Problem to solve: Give every line back verbatim, dropping all images.

Data extract:
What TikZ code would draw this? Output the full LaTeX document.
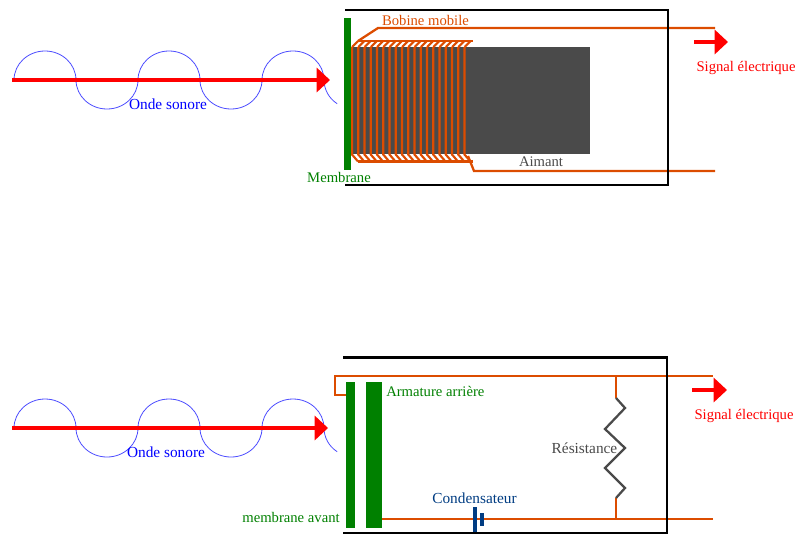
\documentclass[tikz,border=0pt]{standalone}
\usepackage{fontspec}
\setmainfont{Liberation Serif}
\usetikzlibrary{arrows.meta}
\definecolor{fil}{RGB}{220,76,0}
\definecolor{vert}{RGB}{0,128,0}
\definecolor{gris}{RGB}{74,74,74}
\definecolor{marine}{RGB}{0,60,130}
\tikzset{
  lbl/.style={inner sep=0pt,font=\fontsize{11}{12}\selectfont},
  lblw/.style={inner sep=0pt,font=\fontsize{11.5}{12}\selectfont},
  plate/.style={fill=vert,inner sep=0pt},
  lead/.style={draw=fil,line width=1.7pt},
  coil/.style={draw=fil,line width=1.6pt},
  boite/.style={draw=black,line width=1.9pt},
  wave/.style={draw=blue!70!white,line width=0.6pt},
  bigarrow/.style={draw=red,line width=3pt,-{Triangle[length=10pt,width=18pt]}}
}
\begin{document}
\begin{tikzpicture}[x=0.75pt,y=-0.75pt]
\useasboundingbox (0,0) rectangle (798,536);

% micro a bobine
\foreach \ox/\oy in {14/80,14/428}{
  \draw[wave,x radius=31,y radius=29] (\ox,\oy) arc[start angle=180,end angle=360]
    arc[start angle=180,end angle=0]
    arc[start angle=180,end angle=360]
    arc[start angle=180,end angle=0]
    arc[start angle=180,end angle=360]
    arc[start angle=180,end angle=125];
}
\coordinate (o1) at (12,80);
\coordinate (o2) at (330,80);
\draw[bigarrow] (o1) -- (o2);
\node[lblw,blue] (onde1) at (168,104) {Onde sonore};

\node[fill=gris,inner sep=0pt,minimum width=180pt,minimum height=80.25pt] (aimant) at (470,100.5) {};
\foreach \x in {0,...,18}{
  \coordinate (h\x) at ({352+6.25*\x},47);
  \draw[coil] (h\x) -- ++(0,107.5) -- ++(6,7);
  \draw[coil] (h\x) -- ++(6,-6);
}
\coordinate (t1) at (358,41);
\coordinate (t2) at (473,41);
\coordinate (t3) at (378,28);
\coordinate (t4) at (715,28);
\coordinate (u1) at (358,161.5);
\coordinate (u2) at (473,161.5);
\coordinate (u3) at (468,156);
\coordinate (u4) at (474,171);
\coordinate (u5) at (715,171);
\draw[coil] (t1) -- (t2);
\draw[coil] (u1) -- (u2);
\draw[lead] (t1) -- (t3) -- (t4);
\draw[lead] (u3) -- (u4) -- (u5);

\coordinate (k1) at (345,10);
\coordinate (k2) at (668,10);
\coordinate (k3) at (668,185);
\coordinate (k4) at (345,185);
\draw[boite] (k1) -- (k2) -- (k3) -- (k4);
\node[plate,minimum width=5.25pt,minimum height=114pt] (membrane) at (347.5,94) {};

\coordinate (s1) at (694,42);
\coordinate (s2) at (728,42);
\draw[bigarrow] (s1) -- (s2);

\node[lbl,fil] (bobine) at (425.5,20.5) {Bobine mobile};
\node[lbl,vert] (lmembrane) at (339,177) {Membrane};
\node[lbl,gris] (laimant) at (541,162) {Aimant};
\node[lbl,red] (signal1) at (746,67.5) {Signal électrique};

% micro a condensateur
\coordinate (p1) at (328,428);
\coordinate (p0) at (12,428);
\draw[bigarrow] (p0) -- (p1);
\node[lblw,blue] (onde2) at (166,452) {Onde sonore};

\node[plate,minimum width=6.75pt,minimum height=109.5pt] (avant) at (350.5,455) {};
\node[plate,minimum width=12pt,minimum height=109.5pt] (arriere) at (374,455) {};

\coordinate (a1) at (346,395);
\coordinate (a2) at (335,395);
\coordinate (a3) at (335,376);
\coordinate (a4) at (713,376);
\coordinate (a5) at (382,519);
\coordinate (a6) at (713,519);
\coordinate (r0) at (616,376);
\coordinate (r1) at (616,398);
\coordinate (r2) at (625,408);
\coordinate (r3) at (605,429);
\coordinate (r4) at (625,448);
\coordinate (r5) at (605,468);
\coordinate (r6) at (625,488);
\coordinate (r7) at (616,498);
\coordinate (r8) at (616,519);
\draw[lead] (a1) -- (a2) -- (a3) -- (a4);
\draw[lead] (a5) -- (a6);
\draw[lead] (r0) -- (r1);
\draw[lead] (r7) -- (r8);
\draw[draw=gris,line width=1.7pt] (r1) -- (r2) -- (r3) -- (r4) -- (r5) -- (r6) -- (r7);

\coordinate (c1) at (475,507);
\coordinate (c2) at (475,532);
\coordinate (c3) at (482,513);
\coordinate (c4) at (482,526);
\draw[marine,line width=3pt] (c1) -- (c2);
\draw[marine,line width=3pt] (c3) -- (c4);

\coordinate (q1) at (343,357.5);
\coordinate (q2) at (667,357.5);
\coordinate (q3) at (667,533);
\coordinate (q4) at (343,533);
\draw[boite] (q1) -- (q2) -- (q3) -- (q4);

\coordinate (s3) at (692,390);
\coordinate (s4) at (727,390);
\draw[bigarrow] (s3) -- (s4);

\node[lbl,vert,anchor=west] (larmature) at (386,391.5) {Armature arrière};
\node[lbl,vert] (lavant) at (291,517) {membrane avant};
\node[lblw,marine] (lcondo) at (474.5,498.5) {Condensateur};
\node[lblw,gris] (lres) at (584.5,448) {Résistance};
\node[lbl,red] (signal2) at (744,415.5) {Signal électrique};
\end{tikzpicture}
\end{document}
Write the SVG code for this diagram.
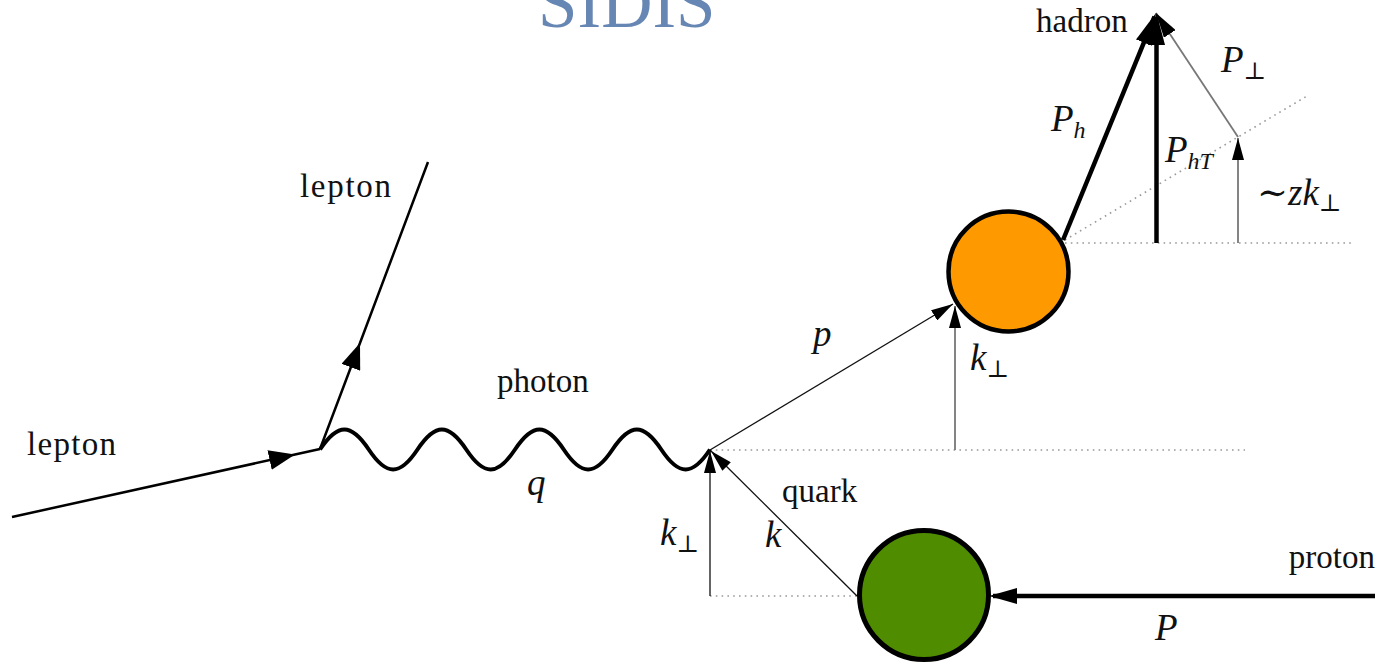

Task solution:
What TikZ code would draw this? Output the full LaTeX document.
\documentclass[tikz,border=0pt]{standalone}
\usepackage{fontspec}
\setmainfont{Liberation Serif}
\usetikzlibrary{arrows.meta}
\definecolor{fil}{RGB}{220,76,0}
\definecolor{vert}{RGB}{0,128,0}
\definecolor{gris}{RGB}{74,74,74}
\definecolor{marine}{RGB}{0,60,130}
\tikzset{
  lbl/.style={inner sep=0pt,font=\fontsize{11}{12}\selectfont},
  lblw/.style={inner sep=0pt,font=\fontsize{11.5}{12}\selectfont},
  plate/.style={fill=vert,inner sep=0pt},
  lead/.style={draw=fil,line width=1.7pt},
  coil/.style={draw=fil,line width=1.6pt},
  boite/.style={draw=black,line width=1.9pt},
  wave/.style={draw=blue!70!white,line width=0.6pt},
  bigarrow/.style={draw=red,line width=3pt,-{Triangle[length=10pt,width=18pt]}}
}
\begin{document}
\begin{tikzpicture}[x=0.75pt,y=-0.75pt]
\useasboundingbox (0,0) rectangle (798,536);

% micro a bobine
\foreach \ox/\oy in {14/80,14/428}{
  \draw[wave,x radius=31,y radius=29] (\ox,\oy) arc[start angle=180,end angle=360]
    arc[start angle=180,end angle=0]
    arc[start angle=180,end angle=360]
    arc[start angle=180,end angle=0]
    arc[start angle=180,end angle=360]
    arc[start angle=180,end angle=125];
}
\coordinate (o1) at (12,80);
\coordinate (o2) at (330,80);
\draw[bigarrow] (o1) -- (o2);
\node[lblw,blue] (onde1) at (168,104) {Onde sonore};

\node[fill=gris,inner sep=0pt,minimum width=180pt,minimum height=80.25pt] (aimant) at (470,100.5) {};
\foreach \x in {0,...,18}{
  \coordinate (h\x) at ({352+6.25*\x},47);
  \draw[coil] (h\x) -- ++(0,107.5) -- ++(6,7);
  \draw[coil] (h\x) -- ++(6,-6);
}
\coordinate (t1) at (358,41);
\coordinate (t2) at (473,41);
\coordinate (t3) at (378,28);
\coordinate (t4) at (715,28);
\coordinate (u1) at (358,161.5);
\coordinate (u2) at (473,161.5);
\coordinate (u3) at (468,156);
\coordinate (u4) at (474,171);
\coordinate (u5) at (715,171);
\draw[coil] (t1) -- (t2);
\draw[coil] (u1) -- (u2);
\draw[lead] (t1) -- (t3) -- (t4);
\draw[lead] (u3) -- (u4) -- (u5);

\coordinate (k1) at (345,10);
\coordinate (k2) at (668,10);
\coordinate (k3) at (668,185);
\coordinate (k4) at (345,185);
\draw[boite] (k1) -- (k2) -- (k3) -- (k4);
\node[plate,minimum width=5.25pt,minimum height=114pt] (membrane) at (347.5,94) {};

\coordinate (s1) at (694,42);
\coordinate (s2) at (728,42);
\draw[bigarrow] (s1) -- (s2);

\node[lbl,fil] (bobine) at (425.5,20.5) {Bobine mobile};
\node[lbl,vert] (lmembrane) at (339,177) {Membrane};
\node[lbl,gris] (laimant) at (541,162) {Aimant};
\node[lbl,red] (signal1) at (746,67.5) {Signal électrique};

% micro a condensateur
\coordinate (p1) at (328,428);
\coordinate (p0) at (12,428);
\draw[bigarrow] (p0) -- (p1);
\node[lblw,blue] (onde2) at (166,452) {Onde sonore};

\node[plate,minimum width=6.75pt,minimum height=109.5pt] (avant) at (350.5,455) {};
\node[plate,minimum width=12pt,minimum height=109.5pt] (arriere) at (374,455) {};

\coordinate (a1) at (346,395);
\coordinate (a2) at (335,395);
\coordinate (a3) at (335,376);
\coordinate (a4) at (713,376);
\coordinate (a5) at (382,519);
\coordinate (a6) at (713,519);
\coordinate (r0) at (616,376);
\coordinate (r1) at (616,398);
\coordinate (r2) at (625,408);
\coordinate (r3) at (605,429);
\coordinate (r4) at (625,448);
\coordinate (r5) at (605,468);
\coordinate (r6) at (625,488);
\coordinate (r7) at (616,498);
\coordinate (r8) at (616,519);
\draw[lead] (a1) -- (a2) -- (a3) -- (a4);
\draw[lead] (a5) -- (a6);
\draw[lead] (r0) -- (r1);
\draw[lead] (r7) -- (r8);
\draw[draw=gris,line width=1.7pt] (r1) -- (r2) -- (r3) -- (r4) -- (r5) -- (r6) -- (r7);

\coordinate (c1) at (475,507);
\coordinate (c2) at (475,532);
\coordinate (c3) at (482,513);
\coordinate (c4) at (482,526);
\draw[marine,line width=3pt] (c1) -- (c2);
\draw[marine,line width=3pt] (c3) -- (c4);

\coordinate (q1) at (343,357.5);
\coordinate (q2) at (667,357.5);
\coordinate (q3) at (667,533);
\coordinate (q4) at (343,533);
\draw[boite] (q1) -- (q2) -- (q3) -- (q4);

\coordinate (s3) at (692,390);
\coordinate (s4) at (727,390);
\draw[bigarrow] (s3) -- (s4);

\node[lbl,vert,anchor=west] (larmature) at (386,391.5) {Armature arrière};
\node[lbl,vert] (lavant) at (291,517) {membrane avant};
\node[lblw,marine] (lcondo) at (474.5,498.5) {Condensateur};
\node[lblw,gris] (lres) at (584.5,448) {Résistance};
\node[lbl,red] (signal2) at (744,415.5) {Signal électrique};
\end{tikzpicture}
\end{document}
Write the SVG code for this diagram.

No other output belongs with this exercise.